Everywhere we go and in everything we do, we interact with other people in all sorts of relationships. There are friendships, romantic relationships and acquaintance relationships with neighbors, teachers and other people in our community. As you go through your daily activities, your children are seeing how you relate to other people and will pick up cues about how to behave in every situation. A big part of teaching kids about healthy relationships is showing them what those relationships look like.
What Are Healthy Relationships?
In order to teach your kids about healthy relationships, it helps to review what those types of relationships are. In short, healthy relationships are based on mutual respect and trust wherein communication, honesty and trust are key, suggests the Center for Young Women's Health at Boston University. For example, in healthy relationships, people have disagreements, but they sort through them by communicating their feelings respectfully. People in healthy relationships are accepted as they are, meaning they're not put down or hurt emotionally or physically and their feelings of self-worth are encouraged, suggests the BoysTown Kids Helpline.
Modeling Positive Behavior
Now that you have some basic notions of what constitutes a healthy relationship, start looking at your day-to-day interactions with your spouse, family members, friends and neighbors. If you find that any of those relationships are less than respectful, you may have some work to do to model positive relationships for your kids. As a first step toward modeling positive relationships, the Indiana Coalition Against Domestic Violence suggests having a conversation with your spouse about the messages you're sending your children through the interactions between you.

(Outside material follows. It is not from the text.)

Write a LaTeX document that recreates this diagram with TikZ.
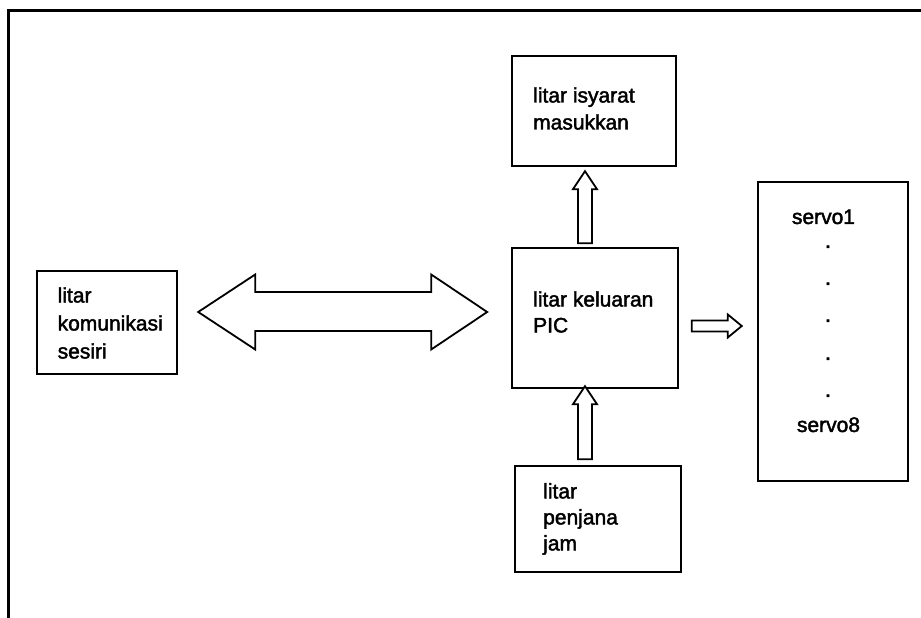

For example, if you fight in front of your children, that's not sending a positive message. The Coalition also recommends looking at how responsibilities and decisions are handled in your household to ensure that all members are getting their fair say and being mutually respected. It's important to note that if you're in a violent or abusive relationship, it may be time to decide whether staying in that relationship is really helping your kids.
As a parent, you're probably already aware that lecturing to your kids doesn't always go over so well. That's why educators swear by the "teachable moments" philosophy in which you discuss issues or subjects as they come up in real life. In terms of teaching healthy relationships, you might have a discussion about mutual respect when you see a couple fighting in public. You might also watch a scene in a movie or on TV in which the characters are practicing poor communication and then have a discussion with your kids about how they might have done better. However, teachable moments don't have to come with a discussion. They can come naturally when you speak respectfully to a person who has wronged you in front of your kids, or when you send an apology note to a friend with whom you've had a misunderstanding. Praising your kids when they make the right decision in a difficult situation will encourage them to do the right thing the next time they encounter a similar circumstance.
Conflicts are inevitable in nearly any relationship -- but it's how you deal with it that will stick with your kids. When in conflict, keep the tenets of cooperation, communication and compromise in mind. Communicating your needs in a respectful manner can often diffuse potentially contentious situations. When you can't agree with someone about what do to in a particular situation, consider whether there's a way to compromise. When things go wrong, model positive behavior by pitching in to solve the problem. You may not get it right every time, but by making an effort, you'll be on the right track toward teaching healthy relationships to your kids.